**DIRECTIVE:**
Quote, verbatim, all material below, without pictures.

**STORED DATA:**
★ ★ ★ ★
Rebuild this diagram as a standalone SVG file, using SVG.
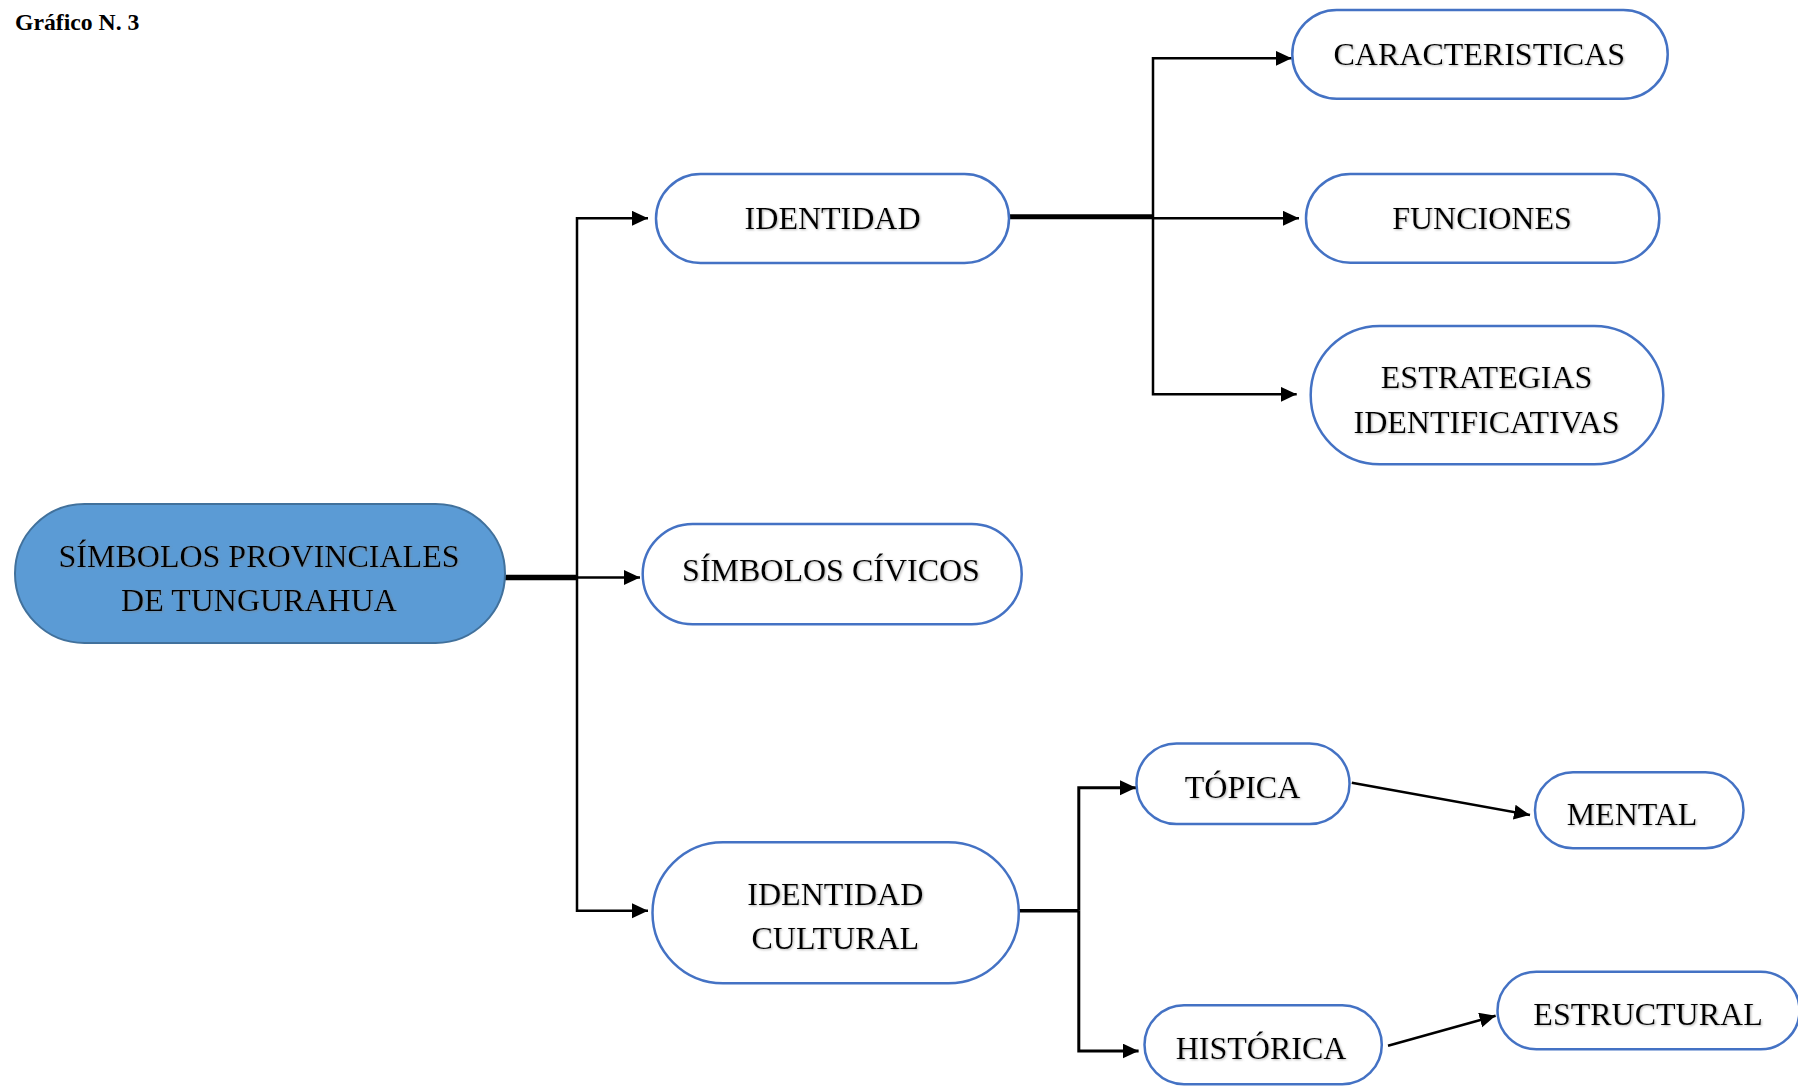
<svg xmlns="http://www.w3.org/2000/svg" width="1798" height="1086" viewBox="0 0 1798 1086">
<defs>
<marker id="arr" markerUnits="userSpaceOnUse" markerWidth="17" markerHeight="16" refX="16" refY="7.5" orient="auto">
<path d="M0,0 L16,7.5 L0,15 z" fill="#000"/>
</marker>
<filter id="sh" x="-5%" y="-20%" width="110%" height="140%">
<feDropShadow dx="1" dy="1" stdDeviation="0.8" flood-color="#7f7f7f" flood-opacity="0.6"/>
</filter>
</defs>
<style>
.node{fill:#fff;stroke:#4472C4;stroke-width:2.5}
.root{fill:#5B9BD5;stroke:#41719C;stroke-width:2}
.lbl{font-family:"Liberation Serif","Times New Roman",serif;font-size:32px;fill:#000;text-anchor:middle;filter:url(#sh)}
.thin{fill:none;stroke:#000;stroke-width:2.5}
.thick{fill:none;stroke:#000;stroke-width:5.5}
.arrow{marker-end:url(#arr)}
.title{font-family:"Liberation Serif","Times New Roman",serif;font-size:23.7px;font-weight:bold;fill:#000}
</style>
<rect width="1798" height="1086" fill="#fff"/>
<text class="title" x="15" y="30">Gráfico N. 3</text>

<g id="connectors">
<path class="thick" d="M505,577.5 H577"/>
<path class="thin arrow" d="M577,577.5 H640"/>
<path class="thin arrow" d="M577,577.5 V218.3 H648"/>
<path class="thin arrow" d="M577,577.5 V910.7 H648"/>
<path class="thick" d="M1009,216.8 H1153" style="stroke-width:5"/>
<path class="thin arrow" d="M1153,217 V58.3 H1291.7"/>
<path class="thin arrow" d="M1153,218.3 H1299"/>
<path class="thin arrow" d="M1153,217 V394.3 H1296.7"/>
<path class="thin" d="M1019,910.8 H1078.8" style="stroke-width:3.5"/>
<path class="thin arrow" d="M1078.8,910.8 V787.7 H1136" style="stroke-width:3"/>
<path class="thin arrow" d="M1078.8,910.8 V1051 H1138.6" style="stroke-width:3"/>
<path class="thin arrow" d="M1351.8,782.7 L1530,815"/>
<path class="thin arrow" d="M1388,1045.7 L1495.6,1015.7"/>
</g>

<g id="root">
<rect class="root" x="15" y="504" width="490" height="139" rx="69.5"/>
<text class="lbl" x="259" y="567">SÍMBOLOS PROVINCIALES</text>
<text class="lbl" x="259" y="610.7">DE TUNGURAHUA</text>
</g>

<g id="identidad">
<rect class="node" x="656" y="174" width="353" height="89" rx="44.5"/>
<text class="lbl" x="832.6" y="229">IDENTIDAD</text>
</g>

<g id="simbolos-civicos">
<rect class="node" x="642.7" y="524" width="379" height="100.3" rx="50"/>
<text class="lbl" x="831" y="581">SÍMBOLOS CÍVICOS</text>
</g>

<g id="identidad-cultural">
<rect class="node" x="652.5" y="842.3" width="366.3" height="141" rx="70.5"/>
<text class="lbl" x="835.3" y="905">IDENTIDAD</text>
<text class="lbl" x="835.3" y="949">CULTURAL</text>
</g>

<g id="caracteristicas">
<rect class="node" x="1292.3" y="10" width="375.4" height="88.7" rx="44.3"/>
<text class="lbl" x="1479.3" y="65">CARACTERISTICAS</text>
</g>

<g id="funciones">
<rect class="node" x="1306" y="174" width="353.3" height="88.7" rx="44.3"/>
<text class="lbl" x="1482" y="229">FUNCIONES</text>
</g>

<g id="estrategias">
<rect class="node" x="1310.7" y="326" width="352.6" height="138.3" rx="69"/>
<text class="lbl" x="1486.6" y="387.7">ESTRATEGIAS</text>
<text class="lbl" x="1486.6" y="432.7">IDENTIFICATIVAS</text>
</g>

<g id="topica">
<rect class="node" x="1136.5" y="743.5" width="213" height="80.5" rx="40"/>
<text class="lbl" x="1242.5" y="798">TÓPICA</text>
</g>

<g id="historica">
<rect class="node" x="1144.5" y="1005.3" width="237.3" height="79" rx="39.5"/>
<text class="lbl" x="1261" y="1059">HISTÓRICA</text>
</g>

<g id="mental">
<rect class="node" x="1535" y="772.3" width="208.5" height="76" rx="38"/>
<text class="lbl" x="1632" y="825">MENTAL</text>
</g>

<g id="estructural">
<rect class="node" x="1497.5" y="971.7" width="302" height="77.6" rx="38.8"/>
<text class="lbl" x="1648" y="1025">ESTRUCTURAL</text>
</g>
</svg>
★ ★ ★ ★
**TASK SOLUTION:**
Rebuild this diagram as a standalone SVG file, using SVG.
<svg xmlns="http://www.w3.org/2000/svg" width="1798" height="1086" viewBox="0 0 1798 1086">
<defs>
<marker id="arr" markerUnits="userSpaceOnUse" markerWidth="17" markerHeight="16" refX="16" refY="7.5" orient="auto">
<path d="M0,0 L16,7.5 L0,15 z" fill="#000"/>
</marker>
<filter id="sh" x="-5%" y="-20%" width="110%" height="140%">
<feDropShadow dx="1" dy="1" stdDeviation="0.8" flood-color="#7f7f7f" flood-opacity="0.6"/>
</filter>
</defs>
<style>
.node{fill:#fff;stroke:#4472C4;stroke-width:2.5}
.root{fill:#5B9BD5;stroke:#41719C;stroke-width:2}
.lbl{font-family:"Liberation Serif","Times New Roman",serif;font-size:32px;fill:#000;text-anchor:middle;filter:url(#sh)}
.thin{fill:none;stroke:#000;stroke-width:2.5}
.thick{fill:none;stroke:#000;stroke-width:5.5}
.arrow{marker-end:url(#arr)}
.title{font-family:"Liberation Serif","Times New Roman",serif;font-size:23.7px;font-weight:bold;fill:#000}
</style>
<rect width="1798" height="1086" fill="#fff"/>
<text class="title" x="15" y="30">Gráfico N. 3</text>

<g id="connectors">
<path class="thick" d="M505,577.5 H577"/>
<path class="thin arrow" d="M577,577.5 H640"/>
<path class="thin arrow" d="M577,577.5 V218.3 H648"/>
<path class="thin arrow" d="M577,577.5 V910.7 H648"/>
<path class="thick" d="M1009,216.8 H1153" style="stroke-width:5"/>
<path class="thin arrow" d="M1153,217 V58.3 H1291.7"/>
<path class="thin arrow" d="M1153,218.3 H1299"/>
<path class="thin arrow" d="M1153,217 V394.3 H1296.7"/>
<path class="thin" d="M1019,910.8 H1078.8" style="stroke-width:3.5"/>
<path class="thin arrow" d="M1078.8,910.8 V787.7 H1136" style="stroke-width:3"/>
<path class="thin arrow" d="M1078.8,910.8 V1051 H1138.6" style="stroke-width:3"/>
<path class="thin arrow" d="M1351.8,782.7 L1530,815"/>
<path class="thin arrow" d="M1388,1045.7 L1495.6,1015.7"/>
</g>

<g id="root">
<rect class="root" x="15" y="504" width="490" height="139" rx="69.5"/>
<text class="lbl" x="259" y="567">SÍMBOLOS PROVINCIALES</text>
<text class="lbl" x="259" y="610.7">DE TUNGURAHUA</text>
</g>

<g id="identidad">
<rect class="node" x="656" y="174" width="353" height="89" rx="44.5"/>
<text class="lbl" x="832.6" y="229">IDENTIDAD</text>
</g>

<g id="simbolos-civicos">
<rect class="node" x="642.7" y="524" width="379" height="100.3" rx="50"/>
<text class="lbl" x="831" y="581">SÍMBOLOS CÍVICOS</text>
</g>

<g id="identidad-cultural">
<rect class="node" x="652.5" y="842.3" width="366.3" height="141" rx="70.5"/>
<text class="lbl" x="835.3" y="905">IDENTIDAD</text>
<text class="lbl" x="835.3" y="949">CULTURAL</text>
</g>

<g id="caracteristicas">
<rect class="node" x="1292.3" y="10" width="375.4" height="88.7" rx="44.3"/>
<text class="lbl" x="1479.3" y="65">CARACTERISTICAS</text>
</g>

<g id="funciones">
<rect class="node" x="1306" y="174" width="353.3" height="88.7" rx="44.3"/>
<text class="lbl" x="1482" y="229">FUNCIONES</text>
</g>

<g id="estrategias">
<rect class="node" x="1310.7" y="326" width="352.6" height="138.3" rx="69"/>
<text class="lbl" x="1486.6" y="387.7">ESTRATEGIAS</text>
<text class="lbl" x="1486.6" y="432.7">IDENTIFICATIVAS</text>
</g>

<g id="topica">
<rect class="node" x="1136.5" y="743.5" width="213" height="80.5" rx="40"/>
<text class="lbl" x="1242.5" y="798">TÓPICA</text>
</g>

<g id="historica">
<rect class="node" x="1144.5" y="1005.3" width="237.3" height="79" rx="39.5"/>
<text class="lbl" x="1261" y="1059">HISTÓRICA</text>
</g>

<g id="mental">
<rect class="node" x="1535" y="772.3" width="208.5" height="76" rx="38"/>
<text class="lbl" x="1632" y="825">MENTAL</text>
</g>

<g id="estructural">
<rect class="node" x="1497.5" y="971.7" width="302" height="77.6" rx="38.8"/>
<text class="lbl" x="1648" y="1025">ESTRUCTURAL</text>
</g>
</svg>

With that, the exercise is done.